The Dressmaker – il Diavolo è tornato, basato sull’omonimo romanzo di Rosalie Ham, si mette piacevolmente in mostra dando personalità ad un soggetto più volte utilizzato al cinema: quello del riscatto, del ritorno alla proprie origini.

Riesce a farlo mescolando diversi generi in una narrazione che si mostra piacevole per tutta la sua durata.
Ambientato negli anni 50 segue il ritorno di Tilly Dunnage (Kate Winslet), fascinosa stilista, nel suo paese natale, Dungatar, sud est australiano.
Non riceve certo un bentornato al suo arrivo, anzi per tutti in questa piccola comunità, è una maledetta, una sorta di strega responsabile della morte di un bambino, figlio del sindaco. Dopo quell’evento la piccola Tilly venne bruscamente allontanata dal paese.
Tilly ritorna da donna affermata, con un enorme talento ed esperienze nel campo dell’alta moda.
Il contesto è ostile, arido, polveroso e ricorda le ambientazioni western.
Il ricordo del vecchio west echeggia grazie agli abitanti bizzarri, grotteschi di Dungatar, diffidenti e impegnati a difendere le abitudini del proprio habitat.
Non ci sono però pistole, le uniche armi sono una macchina da cucire e stoffe pregiate con le quali Tilly dovrà fronteggiare i suoi compaesani cercando allo stesso tempo di far chiarezza sul suo misterioso passato.
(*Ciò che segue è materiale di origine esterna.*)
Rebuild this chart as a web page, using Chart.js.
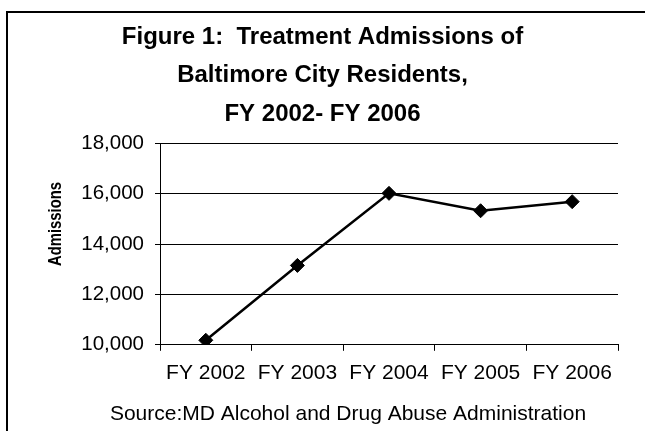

The Dressamker pondera al meglio i momenti da black comedy con quelli più spassosi e leggeri elevati dallo splendido rapporto che Tilly ha con sua madre, Molly la pazza, una meravigliosa Judy Davis.
Anche la presenza del bel ragazzo, nonché interesse amoroso di Tilly, interpretato da Liam Hemsworth non è sfruttato in maniera prevedibile, tutt’altro, la loro relazione oltre ad non avere un esito scontato permette a Tilly di aprirsi e lasciarsi andare alle emozioni.
Sebbene la carismatica Tilly sappia perfettamente di che natura siano fatti i maligni abitanti di Dungatar vi è un momento in cui, forse inconsciamente, attraverso gli abiti che confeziona loro, cerchi una sorta di accettazione.
Ma è un veloce strappo; l’egoismo, l’invidia e la tenacia con cui custodiscono i loro segreti è l’unico abito che li identifica, a nulla serve pavoneggiarsi, apparire altro celando la reale natura del proprio essere.
E allora queste ripugnanti figure riceveranno la giusta punizione con garbo e astuzia, la vendetta si manifesterà grazie all’abilità di una rinnegata con ago e filo. Se a lungo vivere in cima alla collina ha significato ripudio ed esilio e non un privilegio nell’atto finale quell’altura sarà il simbolo dell’affermazione di sé che polverizzerà le certezze di Dungatar.
Si dice che la vendetta è un piatto che va servito freddo, ma non puoi farlo se ciò che ti circonda è saturo di ottusità e cattiva erbaccia, così lo scenario ruvido, perfetta fotografia di personaggi vuoti e scontrosi viene marchiato dalla potenza di un fuoco glamour rappresentato da una donna impavida che punisce e riscatta sé stessa affidandosi alle proprie capacità.

The Dressmaker si muove con intelligenza mantenendo vivo il giallo sul vissuto di Tilly e si fa apprezzare in particolar modo per la sua personale estetica. La solidità e la linearità del racconto cedono il passo solo nel finale quando si passa ad un registro più accomodante e meno audace. Non che avessimo bisogno di conferme ma Kate Winslet è attrice che padroneggia ogni terreno con un fascino e una personalità trascinanti.